A antiga “Escuela n° 49”, é hoje (2019) a “Escuela de Frontera Juan Carlos Leonetti n° 604”, e completa neste mês de maio de 2019, 110 anos. Antigamente, a “Esculela n° 49” ficava localizada atrás do antigo Cassino (em frente a Intendência), nas terras da propriedade de Manoel Silva Dico, uma das principais lideranças da Tri Fronteira no início do século 20, cuja esposa Rosa foi a primeira professora de Barracon.
Abertura da estrada entre Mondaí e Dionísio Cerqueira
O governador Adolpho Konder autorizou e inspecionou a abertura de uma estrada para ligar Mondaí à Dionísio Cerqueira. Por esta estrada, como em uma veia sanguínea, devera percorrer o desenvolvimento econômico e os elementos de ordem e justiça. Na época, o governador fez a viagem por 30 dias em parte do trecho de carro, mas até Dionísio Cerqueira fez o caminho à cavalo, por mais de 300 quilômetros, pela picada no meio do mato, seguindo o caminho feito cinco anos antes durante a Coluna Prestes. O calçamento e o asfalto chegaram muitos anos depois, nas décadas de 70 e 80.
Hoje temos asfalto que liga todas as cidades, algumas em condições precárias, outras recebendo melhorias, como a BR 163 no trecho entre São Miguel do Oeste e Dionísio Cerqueira. Uma viagem hoje entre Dionísio Cerqueira e Florianópolis leva de 9 a 10 horas, com conforto e condições viárias para paradas e repouso.
A fronteira entre os dois países
Naquela época, não existia essa “divisão” que temos hoje. Brasileiros e Argentinos eram um povo só, não tinha fiscalização para passar de um lado para o outro. As lideranças argentinas e brasileiras lutaram por uma bandeira só: a Tri Fronteira.
Adolpho Konder participou de um churrasco em um local bem na divisa onde hoje temos as duas aduanas de turismo. Veja leitor as crianças que estão nesta foto, com certeza, acredito que nenhuma delas hoje esteja viva ou, se alguma estiver, terá cerca de 100 anos.

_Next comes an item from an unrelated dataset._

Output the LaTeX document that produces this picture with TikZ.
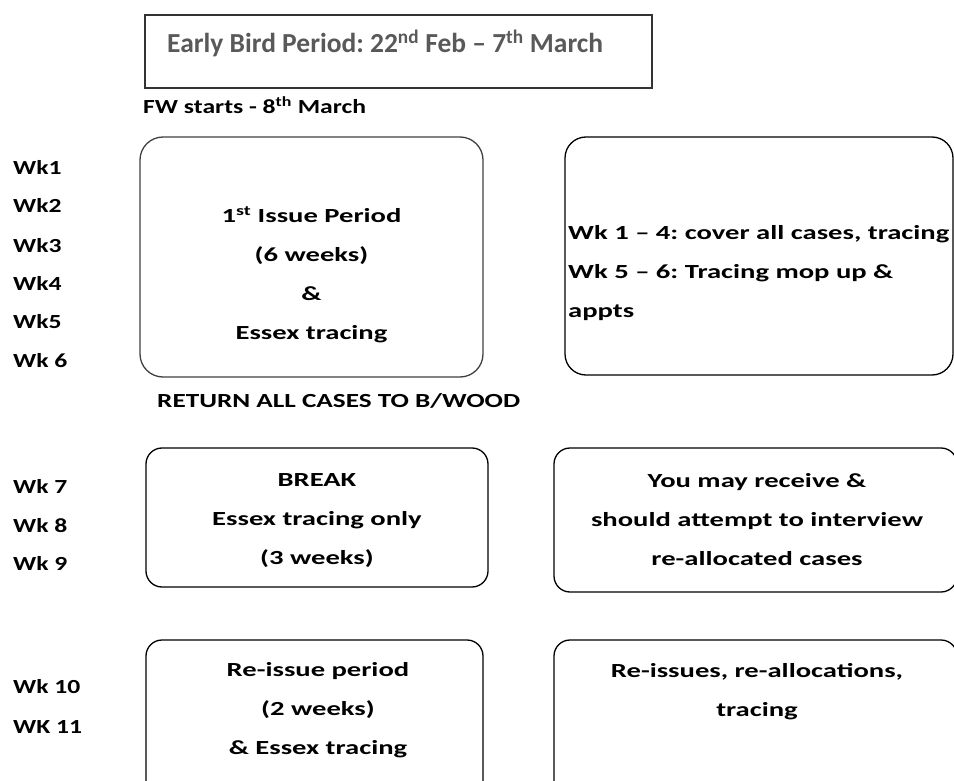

Percepções sobre uma região isolada
Na época, em suas anotações, os historiadores de Adolpho Konder escreveram:
“A única povoação brasileira, em território catarinense, em toda a extensão da fronteira argentina, desde as nascentes até a embocadura do rio Peperi-Guaçu, é a vila de Dionísio Cerqueira, que leva o nome em homenagem ao general Dionysio Evangelista de Castro Cerqueira, que foi o chefe da comissão brasileira de demarcação dos limites com a Argentina. Aquele lugar abandonado está se desnacionalizando, pois não tem moeda própria, o idioma é um ‘portunhol’, não há escola, nem justiça, nem organização política”.
Um povo que reclama por atenção
Na vila de Dionísio Cerqueira o governador encontrou marcos internacionais de argamassa que nos pareceu pouco consistentes, já que este povo reclama por atenção do governo do Estado e vistas do governo brasileiro.